= WHAT NEEDS TO BE DONE =
Both the line containing "Clone this chart in matplotlib." and the line containing "ax.spines[side].set_linewidth(1.6)" belong in the copy, as do all lines between them, copied exactly; pictures do not.

[Source records]
BEGIN

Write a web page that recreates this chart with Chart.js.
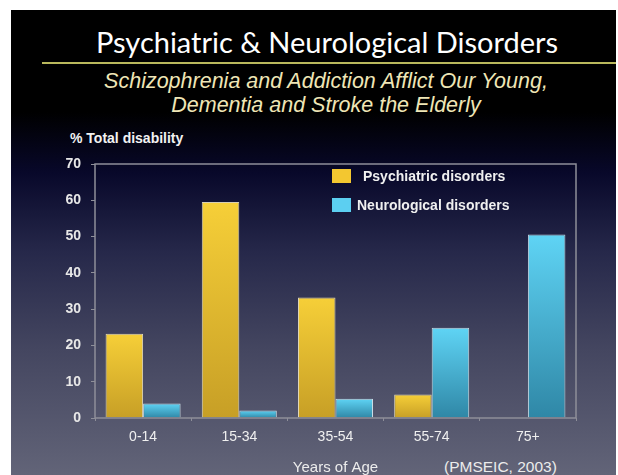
<!DOCTYPE html>
<html>
<head>
<meta charset="utf-8">
<script src="https://cdn.jsdelivr.net/npm/chart.js@4.4.1/dist/chart.umd.min.js"></script>
<style>
  html, body { margin: 0; padding: 0; background: #fff; }
  #page { position: relative; width: 618px; height: 475px; overflow: hidden; }
  #slide {
    position: absolute; left: 11px; top: 10px; width: 605px; height: 465px;
    background: linear-gradient(to bottom, #000 0%, #000 22%, #08082a 35%, #26284a 52%, #444660 73%, #626478 100%);
  }
  #chart { position: absolute; left: 0; top: 0; }
  .txt { position: absolute; white-space: nowrap; }
  #title {
    left: 27px; width: 600px; top: 27px; text-align: center;
    font: 29px/29px Lato, "Open Sans", sans-serif; color: #fff;
  }
  #rule { position: absolute; left: 42px; top: 62px; width: 574px; height: 2px; background: #b9b85c; }
  #subtitle {
    left: 26px; width: 600px; top: 69px; text-align: center;
    font: italic 21.5px/24px "Liberation Sans", Arial, sans-serif; color: #efe6b6;
  }
  #ylabel { left: 70px; top: 130px; font: bold 14px/16px "Liberation Sans", Arial, sans-serif; color: #f2f2f2; }
  #source { left: 444px; top: 459px; font: 15.5px/16px "Liberation Sans", Arial, sans-serif; color: #ececec; }
</style>
</head>
<body>
<div id="page">
  <div id="slide"></div>
  <div class="txt" id="title">Psychiatric &amp; Neurological Disorders</div>
  <div id="rule"></div>
  <div class="txt" id="subtitle">Schizophrenia and Addiction Afflict Our Young,<br>Dementia and Stroke the Elderly</div>
  <div class="txt" id="ylabel">% Total disability</div>
  <div class="txt" id="source">(PMSEIC, 2003)</div>
  <canvas id="chart" width="618" height="475"></canvas>
</div>
<script>
const ageGroups = ["0-14", "15-34", "35-54", "55-74", "75+"];
const psychiatric = [23.2, 59.5, 33.2, 6.5, 0];
const neurological = [4.0, 2.1, 5.3, 24.9, 50.6];
const yTicks = [0, 10, 20, 30, 40, 50, 60, 70];

const font = "'Liberation Sans', Arial, sans-serif";

// each bar fades from bright at its top to darker at the axis
const barGrad = (top, bottom) => (ctx) => {
  const chart = ctx.chart;
  const area = chart.chartArea;
  if (!area || ctx.type !== "data") return top;
  const yTop = chart.scales.y.getPixelForValue(ctx.raw);
  if (area.bottom - yTop < 2) return top;
  const g = chart.ctx.createLinearGradient(0, yTop, 0, area.bottom);
  g.addColorStop(0, top);
  g.addColorStop(1, bottom);
  return g;
};

// frame round the plot area
const frame = {
  id: "frame",
  afterDatasetsDraw(chart) {
    const { ctx, chartArea: a } = chart;
    ctx.save();
    ctx.strokeStyle = "#8e8f99";
    ctx.lineWidth = 1.5;
    ctx.strokeRect(a.left, a.top, a.right - a.left, a.bottom - a.top);
    ctx.restore();
  },
};

// legend inside the plot, top right
const insideLegend = {
  id: "insideLegend",
  afterDraw(chart) {
    const { ctx, chartArea: a } = chart;
    const items = [
      { ds: chart.data.datasets[0], swatch: "#f3c730", dx: 268, dy: 12 },
      { ds: chart.data.datasets[1], swatch: "#5ccff1", dx: 262, dy: 41 },
    ];
    ctx.save();
    ctx.font = "bold 14px " + font;
    ctx.textBaseline = "middle";
    items.forEach((it) => {
      ctx.fillStyle = it.swatch;
      ctx.fillRect(a.left + 237, a.top + it.dy - 7, 19, 14);
      ctx.fillStyle = "#f0f0f0";
      ctx.fillText(it.ds.label, a.left + it.dx, a.top + it.dy + 1);
    });
    ctx.restore();
  },
};

new Chart(document.getElementById("chart"), {
  type: "bar",
  data: {
    labels: ageGroups,
    datasets: [
      {
        label: "Psychiatric disorders",
        data: psychiatric,
        backgroundColor: barGrad("#f6cf38", "#c79f26"),
        borderColor: "rgba(250,240,200,0.85)",
        borderWidth: 1,
      },
      {
        label: "Neurological disorders",
        data: neurological,
        backgroundColor: barGrad("#5fd4f5", "#2f87a6"),
        borderColor: "rgba(225,245,250,0.85)",
        borderWidth: 1,
      },
    ],
  },
  options: {
    responsive: false,
    animation: false,
    layout: { padding: { left: 0, top: 164, right: 42, bottom: 0 } },
    categoryPercentage: 0.78,
    barPercentage: 1,
    plugins: { legend: { display: false }, tooltip: { enabled: false } },
    scales: {
      x: {
        afterFit: (s) => { s.height = 57; },
        grid: { display: true, drawOnChartArea: false, offset: true, tickLength: 3, color: "#8e8f99" },
        border: { display: false },
        ticks: { color: "#f0f0f0", font: { family: font, size: 14 }, padding: 8 },
        title: {
          display: true, text: "Years of Age", color: "#ececec",
          font: { family: font, size: 15, lineHeight: 1 }, padding: { top: 0, bottom: 0 },
        },
      },
      y: {
        min: 0,
        max: 70,
        afterFit: (s) => { s.width = 95; },
        afterBuildTicks: (s) => { s.ticks = yTicks.map((v) => ({ value: v })); },
        grid: { display: true, drawOnChartArea: false, tickLength: 4, color: "#8e8f99" },
        border: { display: false },
        ticks: { color: "#e8e8e8", font: { family: font, size: 14, weight: "bold" }, padding: 10 },
      },
    },
  },
  plugins: [frame, insideLegend],
});
</script>
</body>
</html>
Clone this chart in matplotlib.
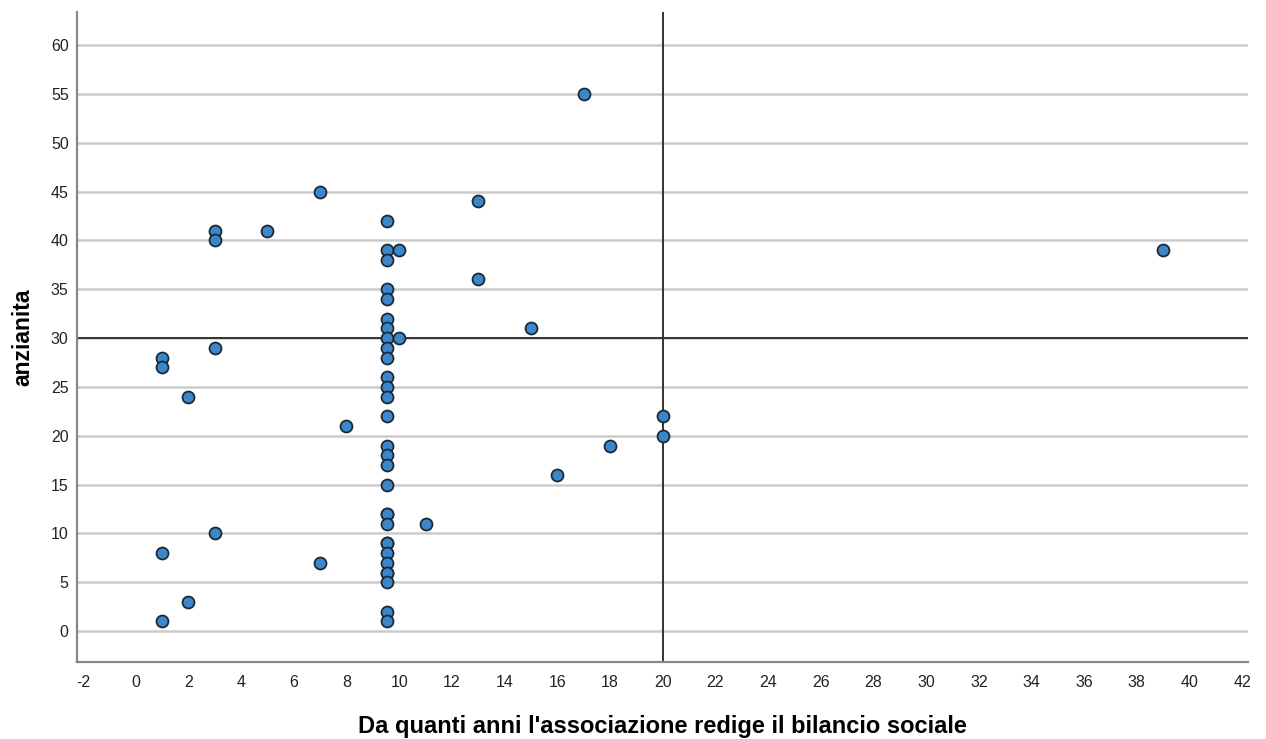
import matplotlib
matplotlib.use("Agg")
import matplotlib.pyplot as plt
import numpy as np

plt.rcParams['font.family'] = ['Liberation Sans', 'DejaVu Sans']

# Data: x = years association writes social report, y = anzianita
xm = 9.54  # imputed (mean) value column
x_vals = [xm]*30 + [10, 10] + [1, 1, 2, 3, 3, 3, 5, 7, 13, 13, 15, 17, 8, 20, 20, 18, 16, 11, 3, 1, 7, 2, 1, 39]
y_vals = [42, 39, 38, 35, 34, 32, 31, 30, 29, 28, 26, 25, 24, 22, 19, 18, 17, 15,
          12, 12, 11, 9, 9, 8, 7, 6, 6, 5, 2, 1] + [39, 30] + \
         [28, 27, 24, 29, 41, 40, 41, 45, 44, 36, 31, 55, 21, 22, 20, 19, 16, 11, 10, 8, 7, 3, 1, 39]

x_ticks = list(range(-2, 43, 2))
y_ticks = list(range(0, 61, 5))
ref_x = 20
ref_y = 30

fig = plt.figure(figsize=(12.66, 7.39), dpi=100)
ax = fig.add_axes([0.0608, 0.104, 0.9250, 0.880])

ax.set_xlim(-2.23, 42.22)
ax.set_ylim(-3.17, 63.4)
ax.set_xticks(x_ticks)
ax.set_yticks(y_ticks)
ax.set_xticklabels([str(t) for t in x_ticks], fontsize=11.5, color='#222222')
ax.set_yticklabels([str(t) for t in y_ticks], fontsize=11.5, color='#222222')
ax.tick_params(axis='x', length=0, pad=9)
ax.tick_params(axis='y', length=0, pad=6)

for t in y_ticks:
    ax.axhline(t, color='#cccccc', lw=1.8, zorder=1)

ax.axhline(ref_y, color='#333333', lw=1.4, zorder=2)
ax.axvline(ref_x, color='#333333', lw=1.4, zorder=2)

ax.scatter(x_vals, y_vals, s=74, facecolor='#3c87c9', edgecolor='#1b2a38',
           linewidths=1.3, zorder=3)

for side in ['top', 'right']:
    ax.spines[side].set_visible(False)
for side in ['left', 'bottom']:
    ax.spines[side].set_color('#888888')
    ax.spines[side].set_linewidth(1.6)

ax.set_xlabel("Da quanti anni l'associazione redige il bilancio sociale",
              fontsize=17, fontweight='bold', labelpad=18)
ax.set_ylabel("anzianita", fontsize=16.5, fontweight='bold', labelpad=12)

fig.savefig('out.png', dpi=100)
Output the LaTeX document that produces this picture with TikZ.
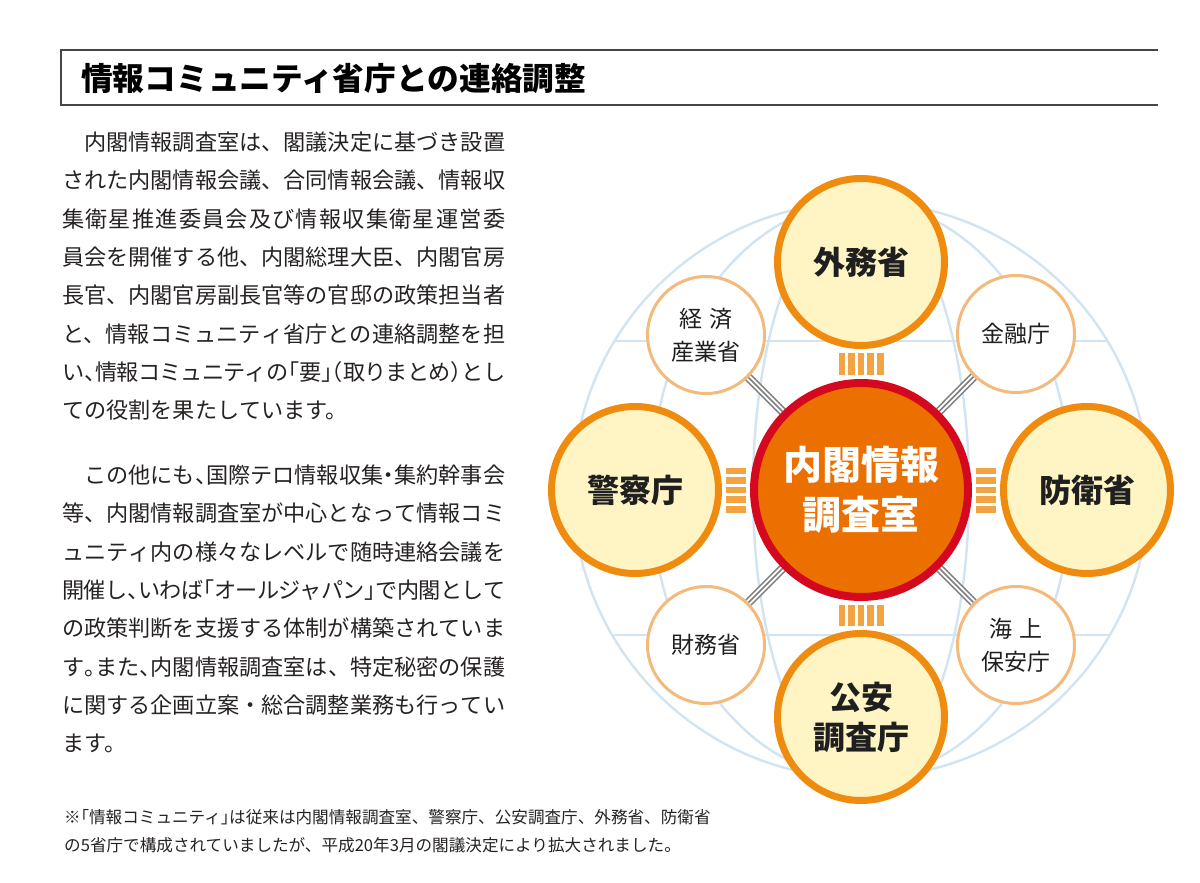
\documentclass[tikz,border=0pt]{standalone}
\usepackage{fontspec}
\setmainfont{Noto Sans CJK JP}
\newfontfamily\jphalt[RawFeature=+halt]{Noto Sans CJK JP}
\usepackage{tikz}
\usetikzlibrary{backgrounds}
\definecolor{globeline}{RGB}{210,227,242}
\definecolor{mainfill}{RGB}{255,244,196}
\definecolor{mainedge}{RGB}{239,140,16}
\definecolor{subedge}{RGB}{244,186,124}
\definecolor{hubfill}{RGB}{236,112,0}
\definecolor{hubring}{RGB}{212,8,30}
\definecolor{barorange}{RGB}{242,164,66}
\definecolor{linkgrey}{RGB}{125,125,125}
\definecolor{bodytext}{RGB}{38,34,34}
\definecolor{rulegrey}{RGB}{70,70,70}
\newcommand{\hk}[1]{{\jphalt #1}}
\XeTeXlinebreaklocale "ja"
\XeTeXlinebreakskip=0pt plus 3pt minus 1pt
\XeTeXlinebreakpenalty=10000

\begin{document}
\begin{tikzpicture}[
    x=1pt, y=-1pt,
    bigorg/.style={circle, draw=mainedge, line width=7pt, fill=mainfill, minimum size=167pt, inner sep=0pt, align=center, font=\fontsize{32}{40}\selectfont\bfseries, text=black!88},
    smallorg/.style={circle, draw=subedge, line width=3pt, fill=white, minimum size=117pt, inner sep=0pt, align=center, font=\fontsize{23}{33}\selectfont, text=black!88},
    hub/.style={circle, draw=hubring, line width=8pt, fill=hubfill, minimum size=214pt, inner sep=0pt, align=center, font=\fontsize{39}{50}\selectfont\bfseries, text=white},
    bodypara/.style={anchor=north west, inner sep=0pt, text width=443pt, align=justify, font=\fontsize{22.15}{38.3}\selectfont, text=bodytext},
    globe/.style={draw=globeline, line width=2.4pt},
    barlink/.style={draw=barorange, line width=45pt, shorten <=4pt, shorten >=4pt,
        postaction={draw=white, line width=31.8pt},
        postaction={draw=barorange, line width=25.8pt},
        postaction={draw=white, line width=12.6pt},
        postaction={draw=barorange, line width=6.6pt}},
    greylink/.style={draw=linkgrey, line width=8.8pt,
        postaction={draw=white, line width=5.6pt},
        postaction={draw=linkgrey, line width=1.6pt}}
]
    \useasboundingbox (0,0) rectangle (1200,883);

    % Title bar
    \draw[rulegrey, line width=1.5pt] (1158,50) -- (61,50) -- (61,105) -- (1158,105);
    \node[anchor=west, inner sep=0pt, font=\fontsize{31.7}{36}\selectfont\bfseries] (title) at (81,79) {情報コミュニティ省庁との連絡調整};

    % Body text
    \node[bodypara] (para_one) at (62,120.4) {\rule{0pt}{30pt}　内閣情報調査室は、閣議決定に基づき設置\linebreak
        された内閣情報会議、合同情報会議、情報収\linebreak
        集衛星推進委員会及び情報収集衛星運営委\linebreak
        員会を開催する他、内閣総理大臣、内閣官房\linebreak
        長官、内閣官房副長官等の官邸の政策担当者\linebreak
        と、情報コミュニティ省庁との連絡調整を担\linebreak
        い\hk{、}情報コミュニティの\hk{「}要\hk{」（}取りまとめ\hk{）}とし\linebreak
        ての役割を果たしています。};
    \node[bodypara] (para_two) at (62,453.4) {\rule{0pt}{30pt}　この他にも\hk{、}国際テロ情報収集\hk{・}集約幹事会\linebreak
        等、内閣情報調査室が中心となって情報コミ\linebreak
        ュニティ内の様々なレベルで随時連絡会議を\linebreak
        開催し\hk{、}いわば\hk{「}オールジャパン\hk{」}で内閣として\linebreak
        の政策判断を支援する体制が構築されていま\linebreak
        す\hk{。}また\hk{、}内閣情報調査室は、特定秘密の保護\linebreak
        に関する企画立案・総合調整業務も行ってい\linebreak
        ます。};

    % Footnote
    \node[anchor=north west, inner sep=0pt, align=left, font=\fontsize{16.6}{28}\selectfont, text=bodytext] (note) at (64,798.3)
        {\rule{0pt}{25pt}※\hk{「}情報コミュニティ\hk{」}は従来は内閣情報調査室、警察庁、公安調査庁、外務省、防衛省\\
        の5省庁で構成されていましたが、平成20年3月の閣議決定により拡大されました。};

    % Community members
    \node[hub] (naicho) at (861,490) {内閣情報\\調査室};
    \node[bigorg] (gaimu) at (861,262) {外務省};
    \node[bigorg] (keisatsu) at (635,490) {警察庁};
    \node[bigorg] (boei) at (1087,490) {防衛省};
    \node[bigorg] (koan) at (861,717) {公安\\調査庁};

    \node[smallorg] (keisan) at (706,335) {経\hspace{0.3em}済\\産業省};
    \node[smallorg] (kinyu) at (1016,334) {金融庁};
    \node[smallorg] (zaimu) at (706,645) {財務省};
    \node[smallorg] (kaijo) at (1016,645) {海\hspace{0.3em}上\\保安庁};

    \begin{scope}[on background layer]
        % Globe behind the circles
        \draw[globe] (861,490) circle[radius=288];
        \draw[globe] (861,490) ellipse[x radius=210, y radius=288];
        \draw[globe] (861,490) ellipse[x radius=108, y radius=288];
        \draw[globe] (614.5,341) -- (1107.5,341);
        \draw[globe] (612.2,635) -- (1109.8,635);

        % Links to the centre
        \draw[barlink] (naicho) -- (gaimu);
        \draw[barlink] (naicho) -- (keisatsu);
        \draw[barlink] (naicho) -- (boei);
        \draw[barlink] (naicho) -- (koan);
        \draw[greylink] (naicho) -- (keisan);
        \draw[greylink] (naicho) -- (kinyu);
        \draw[greylink] (naicho) -- (zaimu);
        \draw[greylink] (naicho) -- (kaijo);
    \end{scope}
\end{tikzpicture}
\end{document}
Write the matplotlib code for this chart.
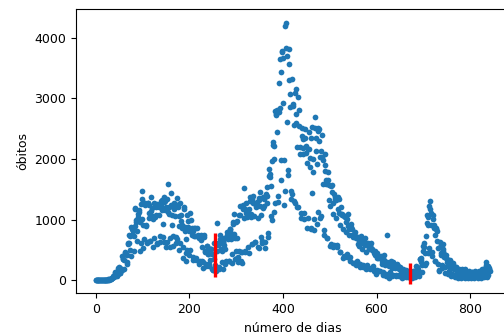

END

= SOLUTION =
Clone this chart in matplotlib.
import matplotlib
matplotlib.use("Agg")
import matplotlib.pyplot as plt
import numpy as np

plt.rcParams['font.family'] = ['Liberation Sans', 'DejaVu Sans']

# Data: x = years association writes social report, y = anzianita
xm = 9.54  # imputed (mean) value column
x_vals = [xm]*30 + [10, 10] + [1, 1, 2, 3, 3, 3, 5, 7, 13, 13, 15, 17, 8, 20, 20, 18, 16, 11, 3, 1, 7, 2, 1, 39]
y_vals = [42, 39, 38, 35, 34, 32, 31, 30, 29, 28, 26, 25, 24, 22, 19, 18, 17, 15,
          12, 12, 11, 9, 9, 8, 7, 6, 6, 5, 2, 1] + [39, 30] + \
         [28, 27, 24, 29, 41, 40, 41, 45, 44, 36, 31, 55, 21, 22, 20, 19, 16, 11, 10, 8, 7, 3, 1, 39]

x_ticks = list(range(-2, 43, 2))
y_ticks = list(range(0, 61, 5))
ref_x = 20
ref_y = 30

fig = plt.figure(figsize=(12.66, 7.39), dpi=100)
ax = fig.add_axes([0.0608, 0.104, 0.9250, 0.880])

ax.set_xlim(-2.23, 42.22)
ax.set_ylim(-3.17, 63.4)
ax.set_xticks(x_ticks)
ax.set_yticks(y_ticks)
ax.set_xticklabels([str(t) for t in x_ticks], fontsize=11.5, color='#222222')
ax.set_yticklabels([str(t) for t in y_ticks], fontsize=11.5, color='#222222')
ax.tick_params(axis='x', length=0, pad=9)
ax.tick_params(axis='y', length=0, pad=6)

for t in y_ticks:
    ax.axhline(t, color='#cccccc', lw=1.8, zorder=1)

ax.axhline(ref_y, color='#333333', lw=1.4, zorder=2)
ax.axvline(ref_x, color='#333333', lw=1.4, zorder=2)

ax.scatter(x_vals, y_vals, s=74, facecolor='#3c87c9', edgecolor='#1b2a38',
           linewidths=1.3, zorder=3)

for side in ['top', 'right']:
    ax.spines[side].set_visible(False)
for side in ['left', 'bottom']:
    ax.spines[side].set_color('#888888')
    ax.spines[side].set_linewidth(1.6)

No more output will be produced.